Nun aber neige Peking dazu, Russland konkret zu Hilfe zu eilen; zu diesem Schluss ist Washington in den vergangenen Tagen gelangt. Moskau habe Peking um Unterstützung mit Kriegsmaterial und Wirtschaftshilfen gebeten, liess die US-Administration am Wochenende an die Öffentlichkeit durchsickern. Peking und Moskau dementierten die Berichte, doch waren sie zu detailliert, um einfach nur jene haltlosen Unterstellungen zu sein, als die Peking sie abtun wollte. Russland sucht Drohnen, Raketen, Munition für seinen Krieg in der Ukraine, der sich länger hinzieht als erwartet; China hat all das zu bieten. Und China könnte Russland wirtschaftlich helfen, etwa beim Verkauf von Öl und Gas, beim Zugang zu Technologieprodukten, Rohstoffen und Finanzdienstleistungen.
Darum haben die USA den Druck auf China nun täglich erhöht, öffentlich und unmissverständlich Position zu beziehen. Zuerst setzten sie alle Nato-Alliierten über die chinesischen Pläne ins Bild, und mit jedem Tag äusserten sich weitere Vertreter der Administration Biden mit noch deutlicheren Worten. Aussenminister Antony Blinken etwa sagte am Donnerstag: «Wir befürchten, dass sie erwägen, Russland direkt zu unterstützen mit militärischem Material für den Krieg in der Ukraine.»
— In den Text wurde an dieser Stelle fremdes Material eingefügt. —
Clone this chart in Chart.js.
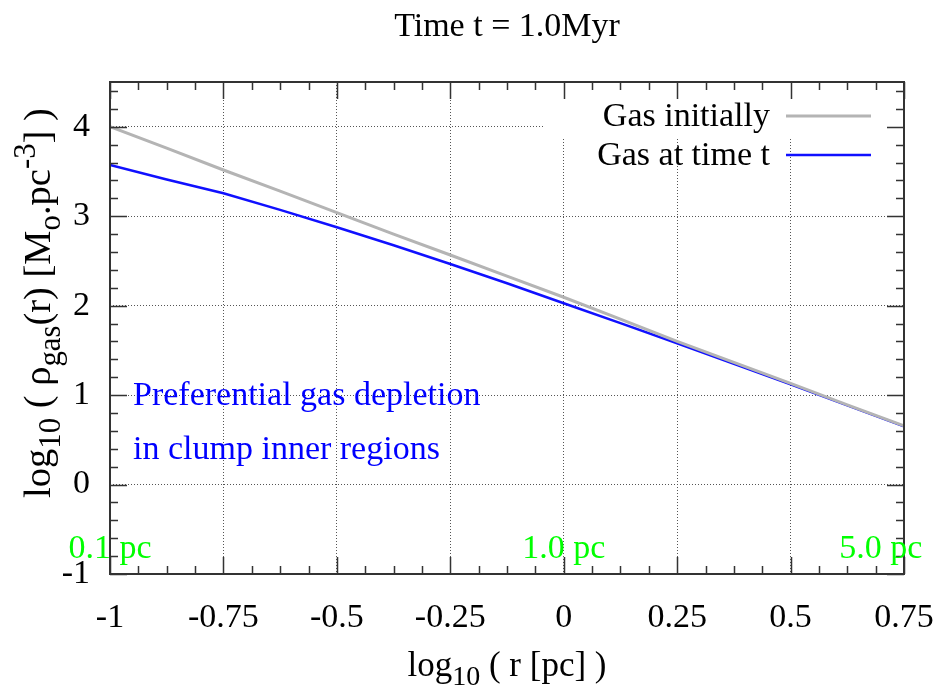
<!DOCTYPE html>
<html>
<head>
<meta charset="utf-8">
<script src="https://cdn.jsdelivr.net/npm/chart.js@4"></script>
<style>
  html, body { margin: 0; padding: 0; background: #fff; }
  #wrap { width: 941px; height: 695px; }
</style>
</head>
<body>
<div id="wrap"><canvas id="chart" width="941" height="695"></canvas></div>
<script>
// log10(r [pc]) sample positions
const radii = [-1, -0.875, -0.75, -0.625, -0.5, -0.375, -0.25, -0.125, 0, 0.125, 0.25, 0.375, 0.5, 0.625, 0.75];
// log10(rho_gas) initially and at time t
const gasInitially = [4.0, 3.76, 3.516, 3.28, 3.04, 2.80, 2.566, 2.33, 2.094, 1.85, 1.60, 1.365, 1.13, 0.89, 0.656];
const gasAtTime = [3.572, 3.41, 3.256, 3.07, 2.876, 2.675, 2.466, 2.25, 2.027, 1.805, 1.58, 1.35, 1.12, 0.885, 0.65];

const seriesLabels = ['Gas initially', 'Gas at time t'];
const xTicks = [-1, -0.75, -0.5, -0.25, 0, 0.25, 0.5, 0.75];
const yTicks = [-1, 0, 1, 2, 3, 4];

// radius markers written in green along the bottom
const markerLabels = ['0.1 pc', '1.0 pc', '5.0 pc'];
const markerX = [-1, 0, 0.699];
const markerY = -0.72;

const noteLines = ['Preferential gas depletion', 'in clump inner regions'];
const noteY = [1.0, 0.4];

const FONT = '"Liberation Serif", "Times New Roman", serif';
const FS = 34;

function drawRich(ctx, segs, x, y, size, align) {
    let total = 0;
    segs.forEach(s => {
        ctx.font = (s.s ? size * 0.8 : size) + 'px ' + FONT;
        s.w = ctx.measureText(s.t).width;
        total += s.w;
    });
    let cx = align === 'center' ? x - total / 2 : x;
    ctx.textAlign = 'left';
    ctx.textBaseline = 'alphabetic';
    segs.forEach(s => {
        ctx.font = (s.s ? size * 0.8 : size) + 'px ' + FONT;
        let dy = 0;
        if (s.s === 'sub') dy = size * 0.25;
        if (s.s === 'sup') dy = -size * 0.4;
        ctx.fillText(s.t, cx, y + dy);
        cx += s.w;
    });
}

const gnuplotLook = {
    id: 'gnuplotLook',
    beforeDatasetsDraw(chart) {
        // key area hides the grid behind it
        const ctx = chart.ctx;
        const a = chart.chartArea;
        ctx.save();
        ctx.fillStyle = '#fff';
        ctx.fillRect(545, a.top, a.right - 545, 56);
        ctx.restore();
    },
    afterDatasetsDraw(chart) {
        const ctx = chart.ctx;
        const a = chart.chartArea;
        const xs = chart.scales.x, ys = chart.scales.y;
        ctx.save();
        ctx.strokeStyle = '#333';
        ctx.lineWidth = 1.5;
        ctx.beginPath();
        // x ticks, bottom and top
        const xStep = xTicks[1] - xTicks[0];
        for (let v = xTicks[0]; v <= xTicks[xTicks.length - 1] + 1e-9; v += xStep / 4) {
            const major = Math.abs(v / xStep - Math.round(v / xStep)) < 1e-6;
            const len = major ? 17 : 8;
            const px = Math.round(xs.getPixelForValue(v)) + 0.5;
            ctx.moveTo(px, a.bottom); ctx.lineTo(px, a.bottom - len);
            ctx.moveTo(px, a.top); ctx.lineTo(px, a.top + len);
        }
        // y ticks, left and right
        for (let v = -1; v <= 4.5 + 1e-9; v += 0.2) {
            const major = Math.abs(v - Math.round(v)) < 1e-6;
            const len = major ? 17 : 8;
            const py = Math.round(ys.getPixelForValue(v)) + 0.5;
            ctx.moveTo(a.left, py); ctx.lineTo(a.left + len, py);
            ctx.moveTo(a.right, py); ctx.lineTo(a.right - len, py);
        }
        ctx.stroke();
        ctx.lineWidth = 2;
        ctx.strokeRect(a.left, a.top, a.right - a.left, a.bottom - a.top);
        ctx.restore();
    },
    afterDraw(chart) {
        const ctx = chart.ctx;
        const a = chart.chartArea;
        const xs = chart.scales.x, ys = chart.scales.y;
        ctx.save();
        ctx.fillStyle = '#000';
        ctx.font = FS + 'px ' + FONT;
        ctx.textAlign = 'center';
        ctx.textBaseline = 'alphabetic';
        ctx.fillText('Time t = 1.0Myr', (a.left + a.right) / 2, 36);

        // x axis title
        drawRich(ctx, [{ t: 'log' }, { t: '10', s: 'sub' }, { t: ' ( r [pc] )' }],
            (a.left + a.right) / 2, 676, 35, 'center');

        // y axis title
        ctx.save();
        ctx.translate(50, 303);
        ctx.rotate(-Math.PI / 2);
        drawRich(ctx, [{ t: 'log' }, { t: '10', s: 'sub' }, { t: ' ( ρ' }, { t: 'gas', s: 'sub' },
            { t: '(r) [M' }, { t: 'o', s: 'sub' }, { t: '.pc' }, { t: '-3', s: 'sup' }, { t: '] )' }],
            0, 0, 38.5, 'center');
        ctx.restore();

        // key
        chart.data.datasets.forEach((ds, i) => {
            const y = 116 + i * 39;
            ctx.fillStyle = '#000';
            ctx.font = FS + 'px ' + FONT;
            ctx.textAlign = 'right';
            ctx.textBaseline = 'middle';
            ctx.fillText(ds.label, 770, y + 1);
            ctx.strokeStyle = ds.borderColor;
            ctx.lineWidth = ds.borderWidth;
            ctx.beginPath();
            ctx.moveTo(786, y);
            ctx.lineTo(871, y);
            ctx.stroke();
        });

        // note
        ctx.fillStyle = '#0000ff';
        ctx.textAlign = 'left';
        ctx.textBaseline = 'middle';
        noteLines.forEach((t, i) => {
            ctx.fillText(t, 133, ys.getPixelForValue(noteY[i]) + 1);
        });

        // radius markers
        ctx.fillStyle = '#00ff00';
        ctx.textAlign = 'center';
        markerLabels.forEach((t, i) => {
            ctx.fillText(t, xs.getPixelForValue(markerX[i]), ys.getPixelForValue(markerY));
        });
        ctx.restore();
    }
};

new Chart(document.getElementById('chart'), {
    type: 'line',
    data: {
        datasets: [{
            label: seriesLabels[0],
            data: radii.map((r, i) => ({ x: r, y: gasInitially[i] })),
            borderColor: '#b4b4b4',
            borderWidth: 3,
            pointRadius: 0,
            tension: 0
        }, {
            label: seriesLabels[1],
            data: radii.map((r, i) => ({ x: r, y: gasAtTime[i] })),
            borderColor: '#1010ff',
            borderWidth: 2.5,
            pointRadius: 0,
            tension: 0
        }]
    },
    options: {
        responsive: false,
        animation: false,
        layout: { padding: { top: 82, right: 37, left: 0, bottom: 0 } },
        plugins: { legend: { display: false }, tooltip: { enabled: false } },
        scales: {
            x: {
                type: 'linear',
                min: -1,
                max: 0.75,
                afterBuildTicks: s => { s.ticks = xTicks.map(v => ({ value: v })); },
                afterFit: s => { s.height = 121; s.paddingLeft = 0; s.paddingRight = 0; },
                grid: { color: '#555', lineWidth: 1, drawTicks: false },
                border: { display: false, dash: [1, 2] },
                ticks: {
                    padding: 24,
                    maxRotation: 0,
                    color: '#000',
                    font: { family: FONT, size: FS },
                    callback: v => String(v)
                }
            },
            y: {
                min: -1,
                max: 4.5,
                afterBuildTicks: s => { s.ticks = yTicks.map(v => ({ value: v })); },
                afterFit: s => { s.width = 110; s.paddingTop = 0; s.paddingBottom = 0; },
                grid: { color: '#555', lineWidth: 1, drawTicks: false },
                border: { display: false, dash: [1, 2] },
                ticks: {
                    padding: 20,
                    color: '#000',
                    font: { family: FONT, size: FS },
                    callback: v => String(v)
                }
            }
        }
    },
    plugins: [gnuplotLook]
});
</script>
</body>
</html>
Würde China Russland mit Kriegsmaterial helfen, sei das ein Wendepunkt in dem Krieg, schrieb die «Financial Times». Die Ukraine wäre plötzlich Schauplatz einer Auseinandersetzung, an der im Hintergrund alle fünf Atommächte im Sicherheitsrat der Vereinten Nationen beteiligt wären. Der Kalte Krieg würde damit eine ganz neue Qualität annehmen. Ob Xi diesen Schritt zu gehen bereit ist, um Wladimir Putin in der Ukraine aus der Patsche zu helfen, ist nach Einschätzung Washingtons noch nicht entschieden.
Xi und Putin wollen eine neue Weltordnung
Wohl hat Xi eben erst mit Putin eine längliche Erklärung zur Schaffung einer neuen Weltordnung unterzeichnet. Doch die Bande zwischen den beiden sei weniger stabil, als solche Symbolpolitik vermuten liesse, hofft das Weisse Haus. Xi sei beunruhigt über die Entwicklung des Kriegs in der Ukraine, möglicherweise angelogen von Putin. Erschüttert sei Xi über die schlechte Leistung der russischen Truppen und die logistischen, strategischen und geheimdienstlichen Fehler. Washington geht weiter davon aus, dass Xi überrascht wurde davon, dass seine Geheimdienste die Entwicklung nicht vorhersahen.
Nun versucht Joe Biden, das Kalkül Xis noch zu beeinflussen. Biden signalisiert Xi dabei auch, dass er mit einer sehr entschiedenen Reaktion des Westens rechnen müsste, falls er Taiwan überfallen würde. Das jedenfalls verstand Peking so: Chinesische Staatsmedien berichteten, Xi habe Biden davor gewarnt, Taiwan zu unterstützen.